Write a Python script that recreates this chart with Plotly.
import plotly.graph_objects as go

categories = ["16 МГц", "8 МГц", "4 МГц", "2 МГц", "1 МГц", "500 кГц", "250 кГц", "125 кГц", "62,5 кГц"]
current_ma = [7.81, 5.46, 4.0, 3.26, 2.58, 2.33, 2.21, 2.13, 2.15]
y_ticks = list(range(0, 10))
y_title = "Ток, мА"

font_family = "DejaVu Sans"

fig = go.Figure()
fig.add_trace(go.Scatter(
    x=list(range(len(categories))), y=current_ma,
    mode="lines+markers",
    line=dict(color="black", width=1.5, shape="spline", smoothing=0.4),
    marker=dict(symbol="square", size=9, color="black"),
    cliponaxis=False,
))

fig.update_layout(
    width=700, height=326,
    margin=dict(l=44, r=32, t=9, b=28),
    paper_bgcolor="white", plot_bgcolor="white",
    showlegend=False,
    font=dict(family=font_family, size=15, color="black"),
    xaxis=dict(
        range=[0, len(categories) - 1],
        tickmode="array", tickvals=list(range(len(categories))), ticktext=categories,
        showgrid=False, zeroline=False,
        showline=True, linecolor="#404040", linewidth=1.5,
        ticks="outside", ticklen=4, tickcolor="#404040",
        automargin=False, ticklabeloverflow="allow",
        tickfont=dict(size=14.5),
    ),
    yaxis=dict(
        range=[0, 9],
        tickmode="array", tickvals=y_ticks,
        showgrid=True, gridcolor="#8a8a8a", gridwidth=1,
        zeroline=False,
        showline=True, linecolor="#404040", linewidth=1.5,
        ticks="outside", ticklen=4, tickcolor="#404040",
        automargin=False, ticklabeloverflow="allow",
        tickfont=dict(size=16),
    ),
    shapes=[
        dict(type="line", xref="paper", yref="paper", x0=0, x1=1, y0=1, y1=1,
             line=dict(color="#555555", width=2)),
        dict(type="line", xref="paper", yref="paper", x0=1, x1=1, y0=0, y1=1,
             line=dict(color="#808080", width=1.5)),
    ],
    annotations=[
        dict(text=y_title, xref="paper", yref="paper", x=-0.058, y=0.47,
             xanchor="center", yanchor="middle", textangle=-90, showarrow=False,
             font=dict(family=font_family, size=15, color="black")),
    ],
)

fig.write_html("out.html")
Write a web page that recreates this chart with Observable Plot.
=====
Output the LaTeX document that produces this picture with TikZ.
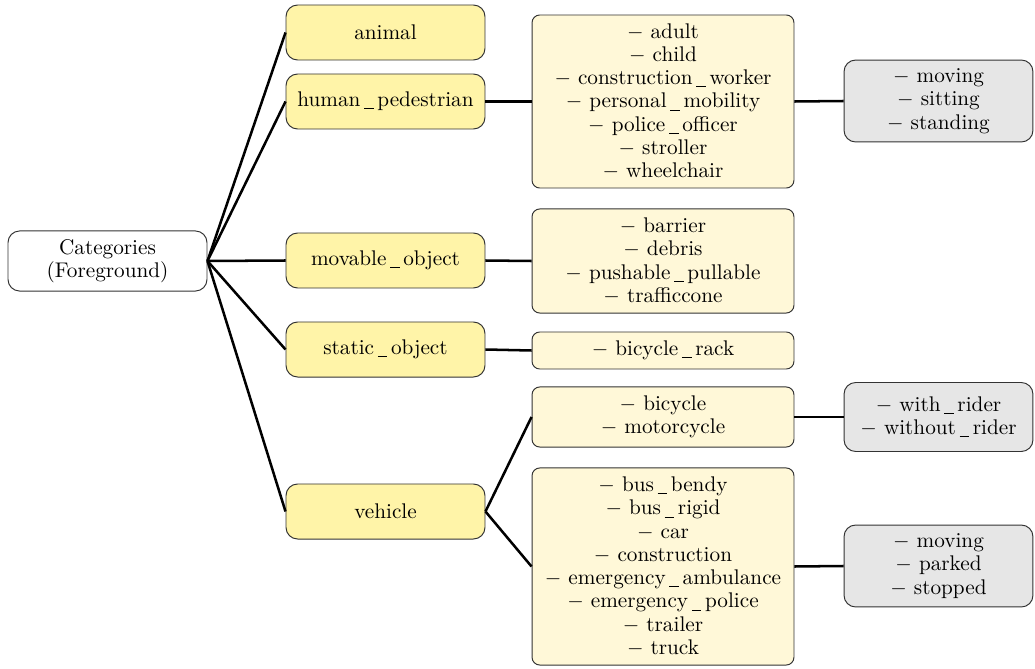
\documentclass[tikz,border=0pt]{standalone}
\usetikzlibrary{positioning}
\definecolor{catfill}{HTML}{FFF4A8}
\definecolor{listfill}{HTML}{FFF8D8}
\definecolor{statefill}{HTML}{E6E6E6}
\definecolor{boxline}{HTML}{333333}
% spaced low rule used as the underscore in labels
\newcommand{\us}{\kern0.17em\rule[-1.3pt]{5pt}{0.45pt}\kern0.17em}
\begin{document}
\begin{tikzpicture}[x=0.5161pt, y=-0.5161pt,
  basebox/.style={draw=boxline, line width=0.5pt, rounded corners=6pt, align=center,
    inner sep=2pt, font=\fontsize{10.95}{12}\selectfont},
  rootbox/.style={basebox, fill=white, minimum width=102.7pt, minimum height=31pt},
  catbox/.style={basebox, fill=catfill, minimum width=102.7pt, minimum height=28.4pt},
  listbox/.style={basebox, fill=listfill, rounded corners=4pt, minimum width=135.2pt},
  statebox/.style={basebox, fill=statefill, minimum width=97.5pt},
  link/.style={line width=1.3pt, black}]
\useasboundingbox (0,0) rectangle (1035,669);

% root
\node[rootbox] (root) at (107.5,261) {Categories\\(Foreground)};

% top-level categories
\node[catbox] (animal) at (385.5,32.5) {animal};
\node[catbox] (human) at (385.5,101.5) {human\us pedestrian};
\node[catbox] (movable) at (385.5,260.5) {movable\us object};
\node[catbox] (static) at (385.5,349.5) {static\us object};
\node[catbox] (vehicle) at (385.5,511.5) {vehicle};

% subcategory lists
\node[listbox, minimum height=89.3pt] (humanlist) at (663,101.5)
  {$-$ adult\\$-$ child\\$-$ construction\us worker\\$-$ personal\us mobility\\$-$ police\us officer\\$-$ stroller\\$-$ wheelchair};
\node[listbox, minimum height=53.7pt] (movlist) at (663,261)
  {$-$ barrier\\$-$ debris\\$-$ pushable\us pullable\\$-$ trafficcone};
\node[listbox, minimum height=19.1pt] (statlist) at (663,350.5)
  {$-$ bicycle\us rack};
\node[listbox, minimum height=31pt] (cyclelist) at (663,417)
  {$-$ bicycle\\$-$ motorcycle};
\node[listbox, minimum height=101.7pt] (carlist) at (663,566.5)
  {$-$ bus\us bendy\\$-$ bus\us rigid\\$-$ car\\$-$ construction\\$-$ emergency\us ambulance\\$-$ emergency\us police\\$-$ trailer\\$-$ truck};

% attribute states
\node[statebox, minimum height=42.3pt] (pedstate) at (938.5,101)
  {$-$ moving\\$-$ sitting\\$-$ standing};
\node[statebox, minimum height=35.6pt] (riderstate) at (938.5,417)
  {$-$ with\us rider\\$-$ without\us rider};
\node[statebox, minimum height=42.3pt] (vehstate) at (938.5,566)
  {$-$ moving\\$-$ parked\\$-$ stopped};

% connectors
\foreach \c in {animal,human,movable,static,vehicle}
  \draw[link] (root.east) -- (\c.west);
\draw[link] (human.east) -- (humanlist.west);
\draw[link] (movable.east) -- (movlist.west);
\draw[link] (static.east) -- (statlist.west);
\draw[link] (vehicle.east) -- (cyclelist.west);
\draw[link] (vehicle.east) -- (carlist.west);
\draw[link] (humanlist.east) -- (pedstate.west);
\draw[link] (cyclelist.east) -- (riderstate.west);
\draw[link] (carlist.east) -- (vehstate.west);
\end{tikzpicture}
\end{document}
=====
Written problem ->
Copy out only the lines from the one containing "Output the LaTeX" through the one containing "(0,0) rectangle (1035,669);", exactly, with both ends. Any picture is left out.

Solution below ->
Output the LaTeX document that produces this picture with TikZ.
\documentclass[tikz,border=0pt]{standalone}
\usetikzlibrary{positioning}
\definecolor{catfill}{HTML}{FFF4A8}
\definecolor{listfill}{HTML}{FFF8D8}
\definecolor{statefill}{HTML}{E6E6E6}
\definecolor{boxline}{HTML}{333333}
% spaced low rule used as the underscore in labels
\newcommand{\us}{\kern0.17em\rule[-1.3pt]{5pt}{0.45pt}\kern0.17em}
\begin{document}
\begin{tikzpicture}[x=0.5161pt, y=-0.5161pt,
  basebox/.style={draw=boxline, line width=0.5pt, rounded corners=6pt, align=center,
    inner sep=2pt, font=\fontsize{10.95}{12}\selectfont},
  rootbox/.style={basebox, fill=white, minimum width=102.7pt, minimum height=31pt},
  catbox/.style={basebox, fill=catfill, minimum width=102.7pt, minimum height=28.4pt},
  listbox/.style={basebox, fill=listfill, rounded corners=4pt, minimum width=135.2pt},
  statebox/.style={basebox, fill=statefill, minimum width=97.5pt},
  link/.style={line width=1.3pt, black}]
\useasboundingbox (0,0) rectangle (1035,669);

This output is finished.